Впоследствии Бэкон жалуется: «Но ведь ее пение в самом деле было невыносимо. Кто-то должен был ее остановить. Если ты хочешь что-то сделать, нельзя делать это настолько плохо».
Кэролин Блэквуд – одна из немногих присутствующих, на которых поступок Бэкона, не пожелавшего подхалимничать, произвел большое впечатление. «Не представляю себе, кто бы еще посмел освистать родственницу королевы в частном доме. Среди гостей, собравшихся в бальном зале леди Розермир, немалое число втайне страдали от пения принцессы Маргарет, но они страдали молча, снобизм заставлял их молчать. А Фрэнсису рот не заткнешь. Если он считал что-то скверным, никакой трепет перед традициями не мешал ему выразить свое отношение. Порой оно бывало пристрастным, извращенным и несправедливым, но его никогда не заботила возможность скандала… Он обладал уникальным бесстрашием анархиста».
Тринадцать лет спустя лорда Розермира представляют Фрэнсису Бэкону на приеме газеты «Дейли Мейл», но тот не узнает художника.

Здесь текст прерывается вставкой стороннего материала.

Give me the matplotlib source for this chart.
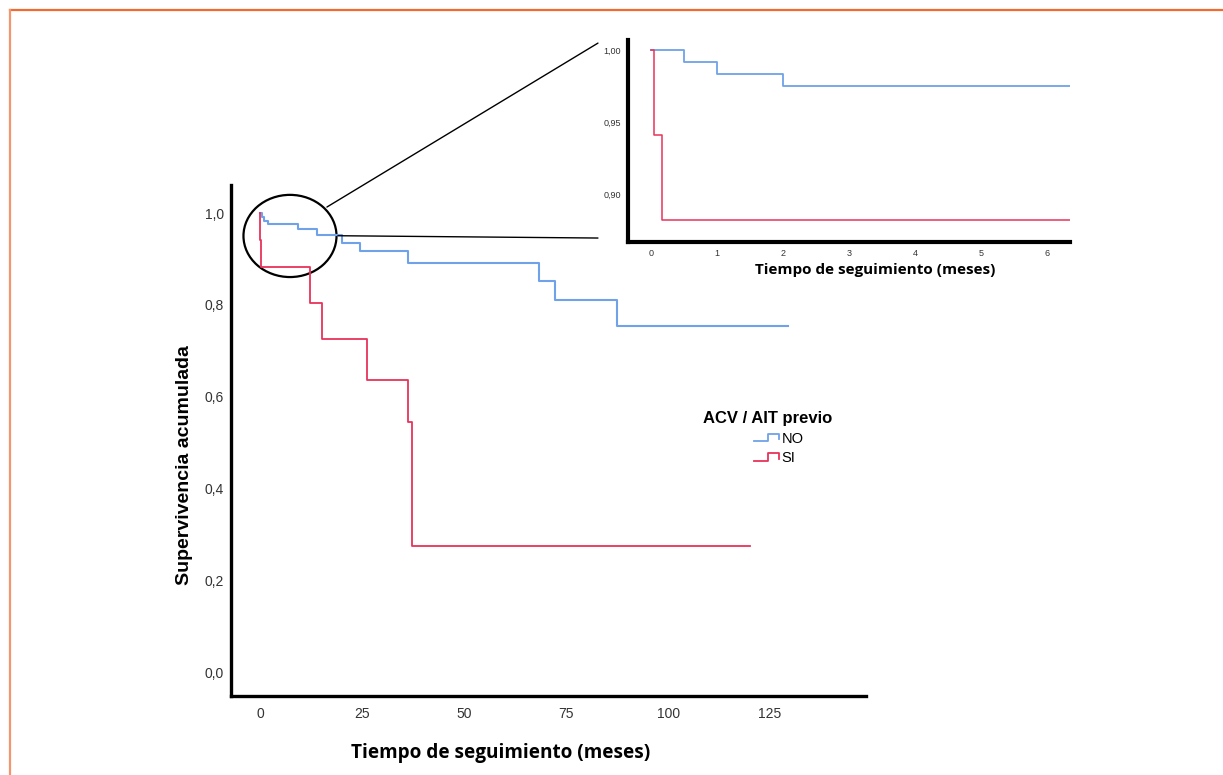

– И чем вы занимаетесь? – спрашивает он.
– Я гомосячу, – отвечает Бэкон.
ПРИНЦЕССА МАРГАРЕТ смотрит эротический фильм у КЕННЕТА ТАЙНАНА
Терлоу-сквер, 20, Лондон SW7
Весна 1968 года
Принцесса Маргарет часто бывает в гостях у Кеннета и Кэтлин Тайнан на их рискованных приемах. Тайнан, добившийся известности как ниспровергающий авторитеты театральный критик, – одна из самых ярких фигур столицы. Его вечеринки представляют собой взрывоопасную смесь из порнографии, снобизма и революционных идей. «На кастровской Кубе возникает новый вид человека», – вот одно из его убеждений, и однако при этом он был известен тем, что бранил гостей, если они не кланялись принцессе. Он в авангарде и левой политики, и высшего общества и отказывается видеть в этом какое-либо противоречие. Когда он расхаживает на собственном приеме в темно-фиолетовом костюме, один незваный гость, член Рабочей революционной партии, спрашивает: «А кто этот торговец антиквариатом?»